Question

The High I/O instance in EC2 uses SSD. How does one run a database on such an instance while guaranteeing persistance of data?

From my limited understanding, I'm suppose to use Elastic Block Store (EBS) so that even if the machine goes down the data on the disk doesn't disappear. On the other hand the instance storage SSD of a High I/O instance is ephemeral and can't be used for database storage because if, for example, the machine loses power the data image isn't preserved. Is my understanding correct?

Was it helpful?

Solution

Point 1) If your workloads need High IO SSD for DB, then you should have Master Slave setup. Ideally 1 master and 2 slaves spread across 3 AZ's is suggested. Even if there is an outage on single AZ the alternate AZ's can handle the load and serve your High availability needs. Between master - slave you can employ synchronous, semi or async replication depending upon your DB. This solution is costlier.

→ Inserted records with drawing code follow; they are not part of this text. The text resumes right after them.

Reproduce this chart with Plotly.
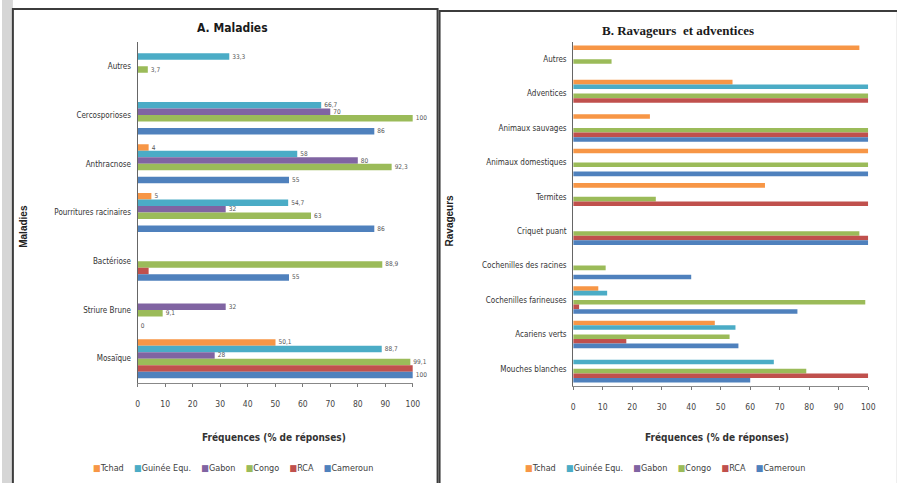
import plotly.graph_objects as go

# ---- data -------------------------------------------------------------
pays = ["Tchad", "Guinée Equ.", "Gabon", "Congo", "RCA", "Cameroun"]
couleurs = ["#F79646", "#4BACC6", "#8064A2", "#9BBB59", "#C0504D", "#4F81BD"]

maladies = ["Autres", "Cercosporioses", "Anthracnose", "Pourritures racinaires",
            "Bactériose", "Striure Brune", "Mosaïque"]
mal_tchad = [None, None, 4, 5, None, None, 50.1]
mal_guinee = [33.3, 66.7, 58, 54.7, None, None, 88.7]
mal_gabon = [None, 70, 80, 32, None, 32, 28]
mal_congo = [3.7, 100, 92.3, 63, 88.9, 9.1, 99.1]
mal_rca = [None, None, None, None, 4, None, 100]
mal_cameroun = [None, 86, 55, 86, 55, 0, 100]
# series whose values are printed next to the bars
mal_etiquettes = [True, True, True, True, False, True]

ravageurs = ["Autres", "Adventices", "Animaux sauvages", "Animaux domestiques",
             "Termites", "Criquet puant", "Cochenilles des racines",
             "Cochenilles farineuses", "Acariens verts", "Mouches blanches"]
rav_tchad = [97, 54, 26, 100, 65, None, None, 8.5, 48, None]
rav_guinee = [None, 100, None, None, None, None, None, 11.5, 55, 68]
rav_gabon = [None] * 10
rav_congo = [13, 100, 100, 100, 28, 97, 11, 99, 53, 79]
rav_rca = [None, 100, 100, None, 100, 100, None, 2, 18, 100]
rav_cameroun = [None, None, 100, 100, None, 100, 40, 76, 56, 60]

ticks_x = list(range(0, 101, 10))

# ---- helpers ------------------------------------------------------------
W, H = 897, 483
NARROW = "Liberation Sans Narrow, Arial Narrow, DejaVu Sans Condensed, sans-serif"


def fx(p):
    return p / W


def fy(p):
    return 1 - p / H


def fmt(v):
    if v is None:
        return ""
    return f"{v:g}".replace(".", ",")


def note(text, x, y, font, angle=0):
    fig.add_annotation(text=text, x=fx(x), y=fy(y), xref="paper", yref="paper",
                       xanchor="center", yanchor="middle", showarrow=False,
                       textangle=angle, font=font)


fig = go.Figure()

series_mal = [mal_tchad, mal_guinee, mal_gabon, mal_congo, mal_rca, mal_cameroun]
for nom, coul, vals, lab in zip(pays, couleurs, series_mal, mal_etiquettes):
    fig.add_trace(go.Bar(
        y=maladies, x=vals, orientation="h", name=nom,
        marker=dict(color=coul, line=dict(width=0)),
        text=[fmt(v) if lab else "" for v in vals],
        textposition="outside", cliponaxis=False, constraintext="none",
        textfont=dict(family=NARROW, size=6.5, color="#555555"),
        xaxis="x", yaxis="y", showlegend=False, hoverinfo="x+name",
    ))

series_rav = [rav_tchad, rav_guinee, rav_gabon, rav_congo, rav_rca, rav_cameroun]
for nom, coul, vals in zip(pays, couleurs, series_rav):
    fig.add_trace(go.Bar(
        y=ravageurs, x=vals, orientation="h", name=nom,
        marker=dict(color=coul, line=dict(width=0)),
        xaxis="x2", yaxis="y2", showlegend=False, hoverinfo="x+name",
    ))

xcommon = dict(range=[0, 100], tickvals=ticks_x, ticks="outside", ticklen=3,
               tickcolor="#777777", showline=True, linecolor="#888888",
               linewidth=1, showgrid=False, zeroline=False, ticklabelstandoff=10,
               tickfont=dict(family=NARROW, size=8.5, color="#444444"))
ycommon = dict(autorange="reversed", categoryorder="array", showline=True,
               linecolor="#666666", linewidth=1, ticks="", showgrid=False,
               ticklabelstandoff=4,
               tickfont=dict(family=NARROW, size=8, color="#333333"))

fig.update_layout(
    width=W, height=H, margin=dict(l=0, r=0, t=0, b=0),
    paper_bgcolor="white", plot_bgcolor="white",
    barmode="group", bargap=0.2, bargroupgap=0,
    xaxis=dict(domain=[fx(137), fx(415)], anchor="y", **xcommon),
    yaxis=dict(domain=[fy(383), fy(42)], anchor="x",
               categoryarray=maladies, **ycommon),
    xaxis2=dict(domain=[fx(577), fx(875)], anchor="y2", **xcommon),
    yaxis2=dict(domain=[fy(386), fy(42)], anchor="x2",
                categoryarray=ravageurs, **ycommon),
)

# panel frames and the grey strip on the left edge
fig.add_shape(type="rect", xref="paper", yref="paper", x0=0, x1=fx(11),
              y0=0, y1=1, fillcolor="#d6d6d6", line=dict(width=0), layer="below")
fig.add_shape(type="rect", xref="paper", yref="paper", x0=fx(11), x1=fx(440),
              y0=fy(492), y1=fy(9), line=dict(color="#3c3c3c", width=2))
fig.add_shape(type="rect", xref="paper", yref="paper", x0=fx(442), x1=fx(905),
              y0=fy(492), y1=fy(11), line=dict(color="#3c3c3c", width=2))

# titles
note("<b>A. Maladies</b>", 233, 28, dict(family=NARROW, size=12, color="#1a1a1a"))
note("<b>B. Ravageurs\u00a0 et adventices</b>", 683, 30,
     dict(family="Liberation Serif, serif", size=13, color="#1a1a1a"))

for cx in (275, 722):
    note("<b>Fréquences (% de réponses)</b>", cx, 437,
         dict(family=NARROW, size=10, color="#333333"))

note("<b>Maladies</b>", 22, 226,
     dict(family="Liberation Sans, sans-serif", size=10, color="#222222"), -90)
note("<b>Ravageurs</b>", 452, 220,
     dict(family="Liberation Sans, sans-serif", size=10, color="#222222"), -90)

# legends (one per panel)
legende = "\u00a0\u00a0\u00a0\u00a0".join(
    f"<span style='color:{c}'>■</span>{n}" for n, c in zip(pays, couleurs))
for cx in (233, 670):
    note(legende, cx, 468, dict(family=NARROW, size=9, color="#404040"))

fig.write_html("out.html")
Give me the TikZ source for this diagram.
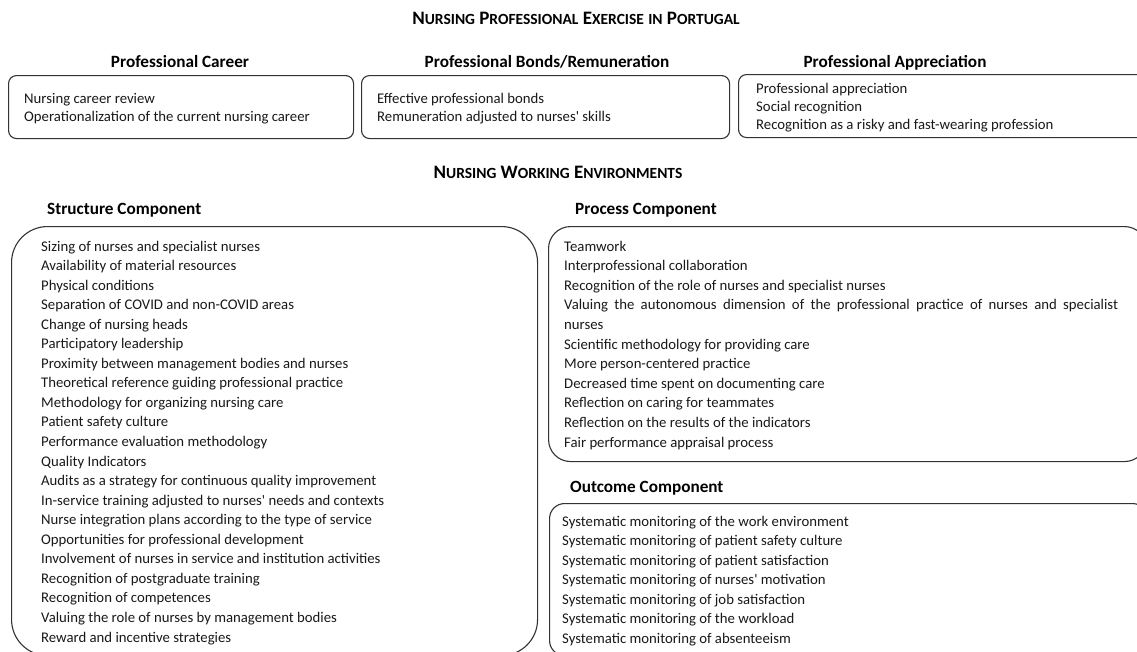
\documentclass[tikz,border=0pt]{standalone}
\usepackage{fontspec}
\setmainfont{Carlito}
\newcommand\fsc[1]{{\fontsize{15.5}{16}\selectfont #1}}
\newcommand\apos{\textquotesingle}
\tikzset{
  box/.style={draw=black!80, line width=1.1pt, inner sep=0pt, anchor=north west},
  item/.style={anchor=base west, inner sep=0pt, text=black!90, font=\fontsize{14.75}{17}\selectfont},
  head/.style={anchor=base, inner sep=0pt, text=black, font=\bfseries\fontsize{17.2}{20}\selectfont},
  headl/.style={head, anchor=base west},
  title/.style={anchor=base, inner sep=0pt, text=black, font=\bfseries\fontsize{19}{20}\selectfont}
}
\begin{document}
\begin{tikzpicture}[x=1pt,y=-1pt]
\clip (0,0) rectangle (1137,651);
\fill[white] (0,0) rectangle (1137,651);

% titles
\node[title] (t1) at (576,24) {N\fsc{URSING} P\fsc{ROFESSIONAL} E\fsc{XERCISE} \fsc{IN} P\fsc{ORTUGAL}};
\node[title] (t2) at (558,178) {N\fsc{URSING} W\fsc{ORKING} E\fsc{NVIRONMENTS}};

% top headings
\node[head] (h1) at (180,67) {Professional Career};
\node[head] (h2) at (547,67) {Professional Bonds/Remuneration};
\node[head] (h3) at (895,67) {Professional Appreciation};

% top boxes
\node[box, rounded corners=8pt, minimum width=345pt, minimum height=63pt] (b1) at (8,75) {};
\node[box, rounded corners=8pt, minimum width=368pt, minimum height=63pt] (b2) at (361,75) {};
\node[box, rounded corners=8pt, minimum width=420pt, minimum height=63pt] (b3) at (738,74) {};

\node[item] (b1a) at (24,103) {Nursing career review};
\node[item] (b1b) at (24,121) {Operationalization of the current nursing career};
\node[item] (b2a) at (377,103) {Effective professional bonds};
\node[item] (b2b) at (377,121) {Remuneration adjusted to nurses\apos\ skills};
\node[item] (b3a) at (756,93) {Professional appreciation};
\node[item] (b3b) at (756,111) {Social recognition};
\node[item] (b3c) at (756,129) {Recognition as a risky and fast-wearing profession};

% component headings
\node[headl] (hs) at (47,214) {Structure Component};
\node[headl] (hp) at (575,214) {Process Component};
\node[headl] (ho) at (570,492) {Outcome Component};

% component boxes
\node[box, rounded corners=36pt, minimum width=526pt, minimum height=429pt] (bs) at (11,226) {};
\node[box, rounded corners=22pt, minimum width=598pt, minimum height=235pt] (bp) at (548,226) {};
\node[box, rounded corners=15pt, minimum width=598pt, minimum height=152pt] (bo) at (549,503) {};

% structure items
\foreach \t [count=\i from 0] in {
  Sizing of nurses and specialist nurses,
  Availability of material resources,
  Physical conditions,
  Separation of COVID and non-COVID areas,
  Change of nursing heads,
  Participatory leadership,
  Proximity between management bodies and nurses,
  Theoretical reference guiding professional practice,
  Methodology for organizing nursing care,
  Patient safety culture,
  Performance evaluation methodology,
  Quality Indicators,
  Audits as a strategy for continuous quality improvement,
  In-service training adjusted to nurses\apos\ needs and contexts,
  Nurse integration plans according to the type of service,
  Opportunities for professional development,
  Involvement of nurses in service and institution activities,
  Recognition of postgraduate training,
  Recognition of competences,
  Valuing the role of nurses by management bodies,
  Reward and incentive strategies}
  \node[item] (s\i) at (41,{251+19.55*\i}) {\t};

% process items
\foreach \t [count=\i from 0] in {
  Teamwork,
  Interprofessional collaboration,
  Recognition of the role of nurses and specialist nurses,
  {\makebox[554pt][s]{Valuing the autonomous dimension of the professional practice of nurses and specialist}},
  nurses,
  Scientific methodology for providing care,
  More person-centered practice,
  Decreased time spent on documenting care,
  Reflection on caring for teammates,
  Reflection on the results of the indicators,
  Fair performance appraisal process}
  \node[item] (p\i) at (564,{251+19.6*\i}) {\t};

% outcome items
\foreach \t [count=\i from 0] in {
  Systematic monitoring of the work environment,
  Systematic monitoring of patient safety culture,
  Systematic monitoring of patient satisfaction,
  Systematic monitoring of nurses\apos\ motivation,
  Systematic monitoring of job satisfaction,
  Systematic monitoring of the workload,
  Systematic monitoring of absenteeism}
  \node[item] (o\i) at (562,{526+19.5*\i}) {\t};
\end{tikzpicture}
\end{document}
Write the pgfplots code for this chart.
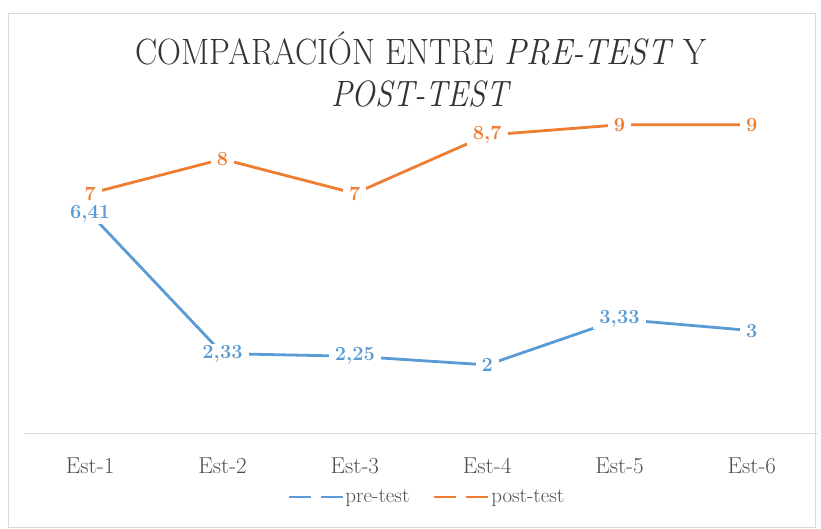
\documentclass[border=0pt]{standalone}
\usepackage{pgfplots}
\pgfplotsset{compat=1.18}
\definecolor{xblue}{HTML}{5B9BD5}
\definecolor{xorange}{HTML}{ED7D31}
\definecolor{xtitle}{HTML}{333333}
\definecolor{xtick}{HTML}{4D4D4D}
\definecolor{xgrid}{HTML}{D9D9D9}
\begin{document}
\begin{tikzpicture}
\path[use as bounding box] (0,0) rectangle (821pt,528pt);
\draw[xgrid, line width=0.8pt] (8pt,0.5pt) rectangle (815pt,515pt);
\node[text=xtitle, anchor=base, inner sep=0pt, font=\fontsize{36.6}{40}\selectfont] at (421pt,463pt) {\scalebox{0.905}[1]{COMPARACIÓN ENTRE \textit{PRE-TEST} Y}};
\node[text=xtitle, anchor=base, inner sep=0pt, font=\fontsize{36.6}{40}\selectfont] at (421pt,421pt) {\scalebox{0.86}[1]{\textit{POST-TEST}}};
\begin{axis}[
  at={(24pt,94.5pt)}, anchor=south west, scale only axis,
  width=794pt, height=343pt,
  xmin=-0.5, xmax=5.5, ymin=0, ymax=10, clip=false,
  hide y axis, axis x line=bottom,
  x axis line style={xgrid, line width=1.2pt, -},
  xtick={0,1,2,3,4,5},
  xticklabels={Est-1,Est-2,Est-3,Est-4,Est-5,Est-6},
  major tick length=0pt,
  xticklabel style={font=\fontsize{23}{23}\selectfont, text=xtick, anchor=base, yshift=-40pt},
  nodes near coords,
  every node near coord/.style={anchor=center, fill=white, inner xsep=6pt, inner ysep=1.5pt, font=\bfseries\fontsize{20}{20}\selectfont},
  /pgf/number format/assume math mode=true,
  /pgf/number format/use comma,
  legend style={at={(0.507,-0.185)}, anchor=center, draw=none, fill=none,
    legend columns=2, font=\fontsize{21}{21}\selectfont, text=xtick,
    nodes={inner sep=1.5pt},
    /tikz/every even column/.append style={column sep=22pt}},
  legend image code/.code={\draw[#1, line width=2.8pt, dash pattern=on 22pt off 10pt] (0pt,0pt) -- (54pt,0pt);},
]
\addplot[xblue, line width=2.8pt, mark=none, every node near coord/.append style={text=xblue}]
  coordinates {(0,6.41) (1,2.33) (2,2.25) (3,2) (4,3.33) (5,3)};
\addlegendentry{pre-test}
\addplot[xorange, line width=2.8pt, mark=none, every node near coord/.append style={text=xorange}]
  coordinates {(0,7) (1,8) (2,7) (3,8.7) (4,9) (5,9)};
\addlegendentry{post-test}
\end{axis}
\end{tikzpicture}
\end{document}
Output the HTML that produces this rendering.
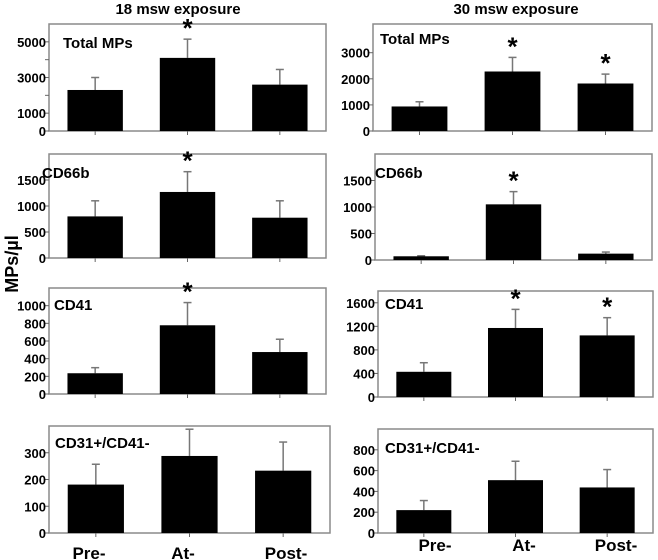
<!DOCTYPE html>
<html><head><meta charset="utf-8"><style>
html,body{margin:0;padding:0;background:#fff;}
svg{display:block;font-family:"Liberation Sans",Arial,sans-serif;font-weight:bold;}
</style></head><body>
<svg id="chart" width="658" height="560" viewBox="0 0 658 560">
<text x="178" y="14" font-size="15" text-anchor="middle">18 msw exposure</text>
<text x="516" y="14" font-size="15" text-anchor="middle">30 msw exposure</text>
<text transform="translate(18,264) rotate(-90)" font-size="18" text-anchor="middle">MPs/µl</text>
<g id="panels"></g>
</svg>
<script>
const categories = ["Pre-", "At-", "Post-"];
const panelNames = ["Total MPs", "CD66b", "CD41", "CD31+/CD41-"];
// 18 msw
const total18 = [2300, 4100, 2600];
const total18Err = [3000, 5150, 3450];
const total18Sig = [false, true, false];
const cd66b18 = [800, 1270, 775];
const cd66b18Err = [1100, 1660, 1100];
const cd66b18Sig = [false, true, false];
const cd4118 = [235, 778, 475];
const cd4118Err = [298, 1035, 620];
const cd4118Sig = [false, true, false];
const cd3118 = [181, 288, 233];
const cd3118Err = [257, 388, 340];
const cd3118Sig = [false, false, false];
// 30 msw
const total30 = [940, 2280, 1820];
const total30Err = [1120, 2820, 2180];
const total30Sig = [false, true, true];
const cd66b30 = [70, 1050, 120];
const cd66b30Err = [80, 1290, 150];
const cd66b30Sig = [false, true, false];
const cd4130 = [428, 1172, 1046];
const cd4130Err = [582, 1488, 1347];
const cd4130Sig = [false, true, true];
const cd3130 = [220, 508, 438];
const cd3130Err = [312, 690, 610];
const cd3130Sig = [false, false, false];
// ticks
const ticksTotal18 = [0, 1000, 3000, 5000];
const minorTotal18 = [2000, 4000];
const ticksCd66b18 = [0, 500, 1000, 1500];
const ticksCd4118 = [0, 200, 400, 600, 800, 1000];
const ticksCd3118 = [0, 100, 200, 300];
const ticksTotal30 = [0, 1000, 2000, 3000];
const ticksCd66b30 = [0, 500, 1000, 1500];
const ticksCd4130 = [0, 400, 800, 1200, 1600];
const ticksCd3130 = [0, 200, 400, 600, 800];

const NS = "http://www.w3.org/2000/svg";
const root = document.getElementById("panels");
function mk(tag, attrs, parent){const e=document.createElementNS(NS,tag);for(const k in attrs)e.setAttribute(k,attrs[k]);(parent||root).appendChild(e);return e;}

const panels = [
 {key:"total-18",label:0,vals:total18,err:total18Err,sig:total18Sig,ticks:ticksTotal18,minor:minorTotal18,ymax:6000,L:49,R:326,T:24,B:131,lx:63,ly:48},
 {key:"cd66b-18",label:1,vals:cd66b18,err:cd66b18Err,sig:cd66b18Sig,ticks:ticksCd66b18,minor:[],ymax:2000,L:49,R:326,T:154,B:258,lx:42,ly:178},
 {key:"cd41-18",label:2,vals:cd4118,err:cd4118Err,sig:cd4118Sig,ticks:ticksCd4118,minor:[],ymax:1200,L:49,R:326,T:288,B:394,lx:54,ly:310},
 {key:"cd31-18",label:3,vals:cd3118,err:cd3118Err,sig:cd3118Sig,ticks:ticksCd3118,minor:[],ymax:400,L:49,R:330,T:426,B:533,lx:55,ly:448},
 {key:"total-30",label:0,vals:total30,err:total30Err,sig:total30Sig,ticks:ticksTotal30,minor:[],ymax:4100,L:373,R:652,T:24,B:131,lx:380,ly:44},
 {key:"cd66b-30",label:1,vals:cd66b30,err:cd66b30Err,sig:cd66b30Sig,ticks:ticksCd66b30,minor:[],ymax:2000,L:375,R:652,T:154,B:260,lx:375,ly:178},
 {key:"cd41-30",label:2,vals:cd4130,err:cd4130Err,sig:cd4130Sig,ticks:ticksCd4130,minor:[],ymax:1800,L:378,R:653,T:291,B:397,lx:385,ly:309},
 {key:"cd31-30",label:3,vals:cd3130,err:cd3130Err,sig:cd3130Sig,ticks:ticksCd3130,minor:[],ymax:1000,L:378,R:653,T:429,B:533,lx:385,ly:453},
];

panels.forEach(p=>{
 const g = mk("g",{});
 
 
 const y = v => p.B - v/p.ymax*(p.B-p.T);
 const band = (p.R-p.L)/categories.length;
 const cx = i => p.L + band*(i+0.5);
 const bw = band*0.6;
 const frame = mk("rect",{x:p.L,y:p.T,width:p.R-p.L,height:p.B-p.T,fill:"none",stroke:"#8a8a8a","stroke-width":1.5},g);
 
 
 p.ticks.forEach(t=>{
  mk("line",{x1:p.L-4,x2:p.L,y1:y(t),y2:y(t),stroke:"#666","stroke-width":1},g);
  const tl = mk("text",{x:p.L-3,y:y(t)+5,"font-size":13,"text-anchor":"end"},g);
  tl.textContent = t;
  
  
 });
 p.minor.forEach(t=>{mk("line",{x1:p.L-4,x2:p.L,y1:y(t),y2:y(t),stroke:"#666","stroke-width":1},g);});
 const lab = mk("text",{x:p.lx,y:p.ly,"font-size":15},g);
 lab.textContent = panelNames[p.label];
 
 
 p.vals.forEach((v,i)=>{
  mk("line",{x1:cx(i),x2:cx(i),y1:p.B,y2:p.B+4,stroke:"#666","stroke-width":1},g);
  const e = p.err[i];
  const el = mk("line",{x1:cx(i),x2:cx(i),y1:y(e),y2:y(v),stroke:"#777","stroke-width":1.5},g);
  
  
  mk("line",{x1:cx(i)-4,x2:cx(i)+4,y1:y(e),y2:y(e),stroke:"#777","stroke-width":1.5},g);
  const b = mk("rect",{x:cx(i)-bw/2,y:y(v),width:bw,height:p.B-y(v),fill:"#000"},g);
  
  
  if(p.sig[i]){
   const s = mk("text",{x:cx(i),y:y(e)-2,"font-size":26,"text-anchor":"middle"},g);
   s.textContent = "*";
   
   
  }
 });
});
const catX18 = [89, 183, 286], catX30 = [435, 524, 616];
categories.forEach((c,i)=>{
 [[catX18[i],559],[catX30[i],551]].forEach(([x,yy])=>{
  const t = mk("text",{x:x,y:yy,"font-size":17,"text-anchor":"middle"});
  t.textContent = c;
  
  
 });
});
</script>
</body></html>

Point 2) Generally if your DB is OLTP in nature, then Amazon EBS PIOPS + EBS optimized gives you consistent IOPS. A Single EBS Volume can provide 4000 IOPS and you can RAID 0 multiple volumes and gain 10k+ IOPS for performance. Lots of customers are taking this route in AWS. Even though you may use EBS for persistence, it is still recommended to go with Master-Slave architecture for High Availability. I have written detailed articles on this topic in blog, refer them for more information.

OTHER TIPS

It is the same as other ephemeral storage, it does not guarantee persistence. Persistance is handled by replication between instances with at least one instance writing to an EBS volume.

If you want your data to persist, you're going to need to use EBS. Building a database on an ephemeral drive, regardless of performance, seems a dubious design choice.

EBS now offers 4K IOPS volumes, which is, depending on your database requirements, quite possibly more than sufficient.

My next question would really be: Do you want to host/run your own database?

Turnkey products such as RDS and DynamoDB may be sufficient for your needs. Using them is much easier than setting up and managing your own database. RDS is now advertising "You can now provision up to 3TB and 30,000 IOPS per DB Instance". That's enough database horsepower for many, many problem sets.